The plant’s weekly schedule includes two days for slaughtering cattle, two days for hogs and one day for sheep and goats.

The facility has a fresh coat of paint and the Marin Sun Farms icon on its exterior. Inside, the company has implemented extra precautions to double tag every carcass in order to better track the meat and ensure accountability.

Evans doesn’t talk much about the Rancho scandal, except to say that he’ll be happy when it’s put to rest.

But Larson maintained progress has been made in Rancho’s aftermath to ensure “that this never happens again.” Local congressmen, regulators, educators, farmers and Evans have talked about how to better work together to provide a safe source of local meat, she said.

“The credibility of the industry’s come back,” Larson said.

Evans didn’t disclose financial details but said the plant is profitable. The company recently added a second shift and his aim now is to bring in enough animals to reach capacity.

Organic certification

He said he is seeking new investment “to fuel that growth.” A small group of investors provided the funds for past expansions, including the purchase of the Petaluma plant, he said.

As part of the growth plans, Marin Sun Farms recently received organic certification for the slaughterhouse. That will allow its meats sold in restaurants and stores to be labeled organic if the animals were raised on similarly certified farms and ranches.
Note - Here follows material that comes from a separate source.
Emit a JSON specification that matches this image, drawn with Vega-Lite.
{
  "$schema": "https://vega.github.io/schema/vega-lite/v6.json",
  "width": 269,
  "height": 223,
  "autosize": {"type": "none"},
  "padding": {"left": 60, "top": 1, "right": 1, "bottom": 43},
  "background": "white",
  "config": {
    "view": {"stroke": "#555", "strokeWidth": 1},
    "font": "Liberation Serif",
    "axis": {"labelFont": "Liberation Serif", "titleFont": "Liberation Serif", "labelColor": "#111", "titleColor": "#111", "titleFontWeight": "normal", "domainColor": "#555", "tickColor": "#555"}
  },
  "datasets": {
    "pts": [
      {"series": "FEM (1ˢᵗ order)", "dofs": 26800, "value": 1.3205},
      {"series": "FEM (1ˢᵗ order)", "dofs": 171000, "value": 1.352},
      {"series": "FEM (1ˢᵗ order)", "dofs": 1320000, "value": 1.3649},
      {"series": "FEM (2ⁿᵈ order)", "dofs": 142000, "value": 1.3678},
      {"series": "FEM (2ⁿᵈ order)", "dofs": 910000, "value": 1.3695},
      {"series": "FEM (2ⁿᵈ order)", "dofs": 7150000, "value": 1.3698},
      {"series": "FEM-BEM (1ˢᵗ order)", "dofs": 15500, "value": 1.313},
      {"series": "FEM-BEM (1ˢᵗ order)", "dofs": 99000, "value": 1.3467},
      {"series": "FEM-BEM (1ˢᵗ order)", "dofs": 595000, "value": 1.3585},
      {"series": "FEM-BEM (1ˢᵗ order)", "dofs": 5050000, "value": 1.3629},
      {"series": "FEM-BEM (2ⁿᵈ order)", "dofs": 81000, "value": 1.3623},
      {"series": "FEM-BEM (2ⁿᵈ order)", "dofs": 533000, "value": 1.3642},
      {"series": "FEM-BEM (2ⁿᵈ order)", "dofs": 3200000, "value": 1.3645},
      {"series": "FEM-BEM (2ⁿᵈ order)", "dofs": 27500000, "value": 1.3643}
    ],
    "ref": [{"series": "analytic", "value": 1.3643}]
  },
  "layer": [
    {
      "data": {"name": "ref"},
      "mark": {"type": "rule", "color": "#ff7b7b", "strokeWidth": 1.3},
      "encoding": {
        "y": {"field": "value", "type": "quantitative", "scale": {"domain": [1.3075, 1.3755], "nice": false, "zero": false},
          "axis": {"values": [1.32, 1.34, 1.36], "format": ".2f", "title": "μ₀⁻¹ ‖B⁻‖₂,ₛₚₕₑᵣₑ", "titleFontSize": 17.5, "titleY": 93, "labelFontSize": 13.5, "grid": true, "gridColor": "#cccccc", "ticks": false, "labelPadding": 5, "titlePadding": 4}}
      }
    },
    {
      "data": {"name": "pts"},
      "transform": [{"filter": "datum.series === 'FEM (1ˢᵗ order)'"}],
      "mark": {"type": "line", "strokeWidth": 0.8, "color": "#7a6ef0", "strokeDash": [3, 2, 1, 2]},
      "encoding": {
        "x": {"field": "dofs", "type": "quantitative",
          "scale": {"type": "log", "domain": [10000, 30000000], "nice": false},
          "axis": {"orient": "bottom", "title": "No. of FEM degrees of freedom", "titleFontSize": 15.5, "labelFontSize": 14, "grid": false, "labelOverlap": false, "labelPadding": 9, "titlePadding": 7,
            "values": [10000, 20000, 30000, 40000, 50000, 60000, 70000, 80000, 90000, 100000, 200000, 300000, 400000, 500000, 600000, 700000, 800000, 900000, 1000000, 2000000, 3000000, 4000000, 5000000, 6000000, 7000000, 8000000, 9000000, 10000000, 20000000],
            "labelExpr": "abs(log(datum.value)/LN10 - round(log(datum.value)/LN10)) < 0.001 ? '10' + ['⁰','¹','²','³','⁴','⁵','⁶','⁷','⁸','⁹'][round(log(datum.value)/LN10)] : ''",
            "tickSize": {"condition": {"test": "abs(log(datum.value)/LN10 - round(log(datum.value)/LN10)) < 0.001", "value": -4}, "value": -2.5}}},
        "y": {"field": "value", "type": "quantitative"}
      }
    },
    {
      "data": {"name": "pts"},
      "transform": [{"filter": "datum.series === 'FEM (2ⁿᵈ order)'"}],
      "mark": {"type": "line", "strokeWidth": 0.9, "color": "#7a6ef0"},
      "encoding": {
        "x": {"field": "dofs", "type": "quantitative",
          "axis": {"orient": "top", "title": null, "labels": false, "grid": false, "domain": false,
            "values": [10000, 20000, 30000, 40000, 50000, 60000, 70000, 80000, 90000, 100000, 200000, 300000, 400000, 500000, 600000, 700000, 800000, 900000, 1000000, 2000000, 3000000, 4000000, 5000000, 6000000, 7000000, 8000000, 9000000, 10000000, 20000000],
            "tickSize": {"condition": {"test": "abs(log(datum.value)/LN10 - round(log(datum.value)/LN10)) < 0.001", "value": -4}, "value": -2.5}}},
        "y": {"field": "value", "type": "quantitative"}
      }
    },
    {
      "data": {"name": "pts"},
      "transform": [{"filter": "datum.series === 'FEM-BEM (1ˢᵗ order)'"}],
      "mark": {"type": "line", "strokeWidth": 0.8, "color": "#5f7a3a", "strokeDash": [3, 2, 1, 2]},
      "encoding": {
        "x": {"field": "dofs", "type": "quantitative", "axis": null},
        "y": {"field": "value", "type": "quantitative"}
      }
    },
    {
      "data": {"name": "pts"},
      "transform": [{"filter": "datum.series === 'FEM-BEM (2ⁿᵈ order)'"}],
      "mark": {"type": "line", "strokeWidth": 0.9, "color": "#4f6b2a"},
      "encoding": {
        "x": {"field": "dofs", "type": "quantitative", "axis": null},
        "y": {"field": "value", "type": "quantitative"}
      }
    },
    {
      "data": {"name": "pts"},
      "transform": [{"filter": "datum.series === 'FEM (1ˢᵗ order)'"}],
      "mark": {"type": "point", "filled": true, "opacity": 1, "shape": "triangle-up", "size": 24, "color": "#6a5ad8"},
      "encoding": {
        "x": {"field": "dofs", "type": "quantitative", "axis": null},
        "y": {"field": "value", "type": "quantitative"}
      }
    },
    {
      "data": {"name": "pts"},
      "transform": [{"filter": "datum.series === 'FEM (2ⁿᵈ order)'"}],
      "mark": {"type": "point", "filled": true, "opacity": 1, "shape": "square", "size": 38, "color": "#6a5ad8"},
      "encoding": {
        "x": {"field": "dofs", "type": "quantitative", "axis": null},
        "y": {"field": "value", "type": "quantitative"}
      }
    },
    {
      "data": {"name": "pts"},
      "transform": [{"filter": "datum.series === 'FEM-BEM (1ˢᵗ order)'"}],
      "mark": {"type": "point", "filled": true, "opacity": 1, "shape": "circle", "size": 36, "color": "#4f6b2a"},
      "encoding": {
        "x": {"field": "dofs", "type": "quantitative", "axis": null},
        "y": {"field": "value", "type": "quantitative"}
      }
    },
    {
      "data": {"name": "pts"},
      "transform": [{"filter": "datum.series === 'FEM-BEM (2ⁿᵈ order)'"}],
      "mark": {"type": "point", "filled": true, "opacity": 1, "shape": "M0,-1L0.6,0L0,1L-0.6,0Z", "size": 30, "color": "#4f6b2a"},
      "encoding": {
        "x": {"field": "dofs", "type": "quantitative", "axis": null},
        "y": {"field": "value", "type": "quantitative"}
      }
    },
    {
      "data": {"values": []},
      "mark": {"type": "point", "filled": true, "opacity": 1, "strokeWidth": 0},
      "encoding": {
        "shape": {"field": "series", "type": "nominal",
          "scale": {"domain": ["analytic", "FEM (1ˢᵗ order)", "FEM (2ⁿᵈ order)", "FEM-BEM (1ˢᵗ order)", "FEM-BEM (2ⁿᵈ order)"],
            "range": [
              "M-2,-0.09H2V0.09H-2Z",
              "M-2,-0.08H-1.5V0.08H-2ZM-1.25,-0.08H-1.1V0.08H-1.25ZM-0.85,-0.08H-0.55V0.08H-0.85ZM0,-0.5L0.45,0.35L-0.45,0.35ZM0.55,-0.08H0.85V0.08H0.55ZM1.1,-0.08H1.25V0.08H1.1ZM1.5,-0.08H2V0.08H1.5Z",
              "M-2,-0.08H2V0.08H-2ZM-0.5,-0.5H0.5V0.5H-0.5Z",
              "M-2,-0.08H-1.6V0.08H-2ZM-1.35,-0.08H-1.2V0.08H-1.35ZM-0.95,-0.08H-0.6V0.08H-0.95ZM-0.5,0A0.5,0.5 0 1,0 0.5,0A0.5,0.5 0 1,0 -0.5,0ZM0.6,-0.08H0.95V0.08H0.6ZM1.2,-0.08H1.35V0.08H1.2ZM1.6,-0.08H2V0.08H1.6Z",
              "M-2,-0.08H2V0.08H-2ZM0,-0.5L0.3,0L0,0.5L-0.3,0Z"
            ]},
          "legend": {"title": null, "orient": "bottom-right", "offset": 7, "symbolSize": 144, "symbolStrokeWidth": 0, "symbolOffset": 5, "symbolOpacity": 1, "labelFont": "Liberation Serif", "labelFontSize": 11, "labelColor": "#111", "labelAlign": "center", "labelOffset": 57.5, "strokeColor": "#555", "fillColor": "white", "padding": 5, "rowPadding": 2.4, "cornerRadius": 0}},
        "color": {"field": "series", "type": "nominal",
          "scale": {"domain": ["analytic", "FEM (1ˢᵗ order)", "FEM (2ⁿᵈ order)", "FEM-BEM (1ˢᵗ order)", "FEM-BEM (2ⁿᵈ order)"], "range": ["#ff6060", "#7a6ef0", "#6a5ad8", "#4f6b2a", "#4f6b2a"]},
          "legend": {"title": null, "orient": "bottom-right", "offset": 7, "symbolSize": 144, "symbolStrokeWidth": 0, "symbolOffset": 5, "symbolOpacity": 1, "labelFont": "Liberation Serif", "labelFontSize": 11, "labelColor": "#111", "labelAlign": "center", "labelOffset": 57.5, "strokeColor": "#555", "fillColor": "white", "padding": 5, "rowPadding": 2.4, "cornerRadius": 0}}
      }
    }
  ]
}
A key part in the certification requires using only those rinses, cleaners, sanitizers and other products that are allowed under the federally approved organic standards. The plant can’t allow any commingling of conventional and organic animals.
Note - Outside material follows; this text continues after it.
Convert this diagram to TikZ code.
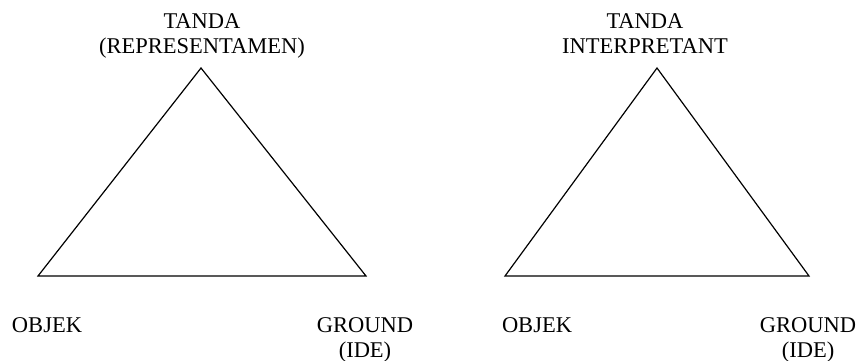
\documentclass[tikz,border=0pt]{standalone}
\usepackage{fontspec}
\setmainfont{Liberation Serif}
\begin{document}
\begin{tikzpicture}[x=1pt, y=-1pt,
  edge/.style={line width=1.2pt, line join=miter},
  lbl/.style={anchor=north, inner sep=0pt, align=center,
    font=\fontsize{22.5}{25}\selectfont}]
  \useasboundingbox (0,0) rectangle (859,360);

  % left triad: sign as representamen
  \coordinate (la) at (201,68);
  \coordinate (lb) at (38,276);
  \coordinate (lc) at (366,276);
  \draw[edge] (la) -- (lb) -- (lc) -- cycle;
  \node[lbl] (ltop) at (202,13) {TANDA\\(REPRESENTAMEN)};
  \node[lbl] (lobj) at (47,317) {OBJEK};
  \node[lbl] (lgnd) at (365,317) {GROUND\\(IDE)};

  % right triad: sign as interpretant
  \coordinate (ra) at (657,68);
  \coordinate (rb) at (505,276);
  \coordinate (rc) at (809,276);
  \draw[edge] (ra) -- (rb) -- (rc) -- cycle;
  \node[lbl] (rtop) at (645,13) {TANDA\\INTERPRETANT};
  \node[lbl] (robj) at (537,317) {OBJEK};
  \node[lbl] (rgnd) at (808,317) {GROUND\\(IDE)};
\end{tikzpicture}
\end{document}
As such, Evans said, the plant will slaughter organically raised animals at a different time of day than conventional ones.

While it will take time for more ranchers to gain organic certification, Evans noted that the region already has an untapped opportunity: the North Bay’s dairy ranches. A large majority of those operations already are certified organic. For slaughter, their bull calves and other animals are currently trucked to an organic processing plant in Oregon. Evans hopes to eventually process some of those animals.

“Now we have the ability to do it here,” he said.

On Thursday, the Petaluma facility was visited by Adam Gaska of Mendocino Organics in Redwood Valley. Gaska, who with his wife, Paula, raises pork, lamb and beef, later reflected that North Coast ranchers are “pretty lucky” to have the local slaughterhouse. He keeps reading of ranchers in other regions who want to build a pasture-raised meat operation and “it’s just not possible” due to the lack of an independent processor willing to provide the needed services.

Evans last week provided a reporter and photographer with a tour of much of the Petaluma facility, though not the space known as the “kill floor.”

In contrast, the owners of Rancho declined to even comment for a 2010 story on the need for slaughterhouses in the region. The owners cited the opposition they had received from animal rights activists, including a suspected arson fire at the plant in 2000 for which a group called the Animal Liberation Front claimed responsibility.

The protests haven’t gone away with the end of Rancho. A year ago 30 animal rights protesters demonstrated in front of the Petaluma Plant, then under the operation of Marin Sun Farms.

Given such opposition, Evans and ranchers said they must educate the public about how the purchase of their meats can keep a diversity of farming operations alive on the North Coast.

“Animal agriculture isn’t just about hamburger,” said Kyle Farmer of Magruder Ranch in Potter Valley. “It’s about open space. It’s about preserving this land.”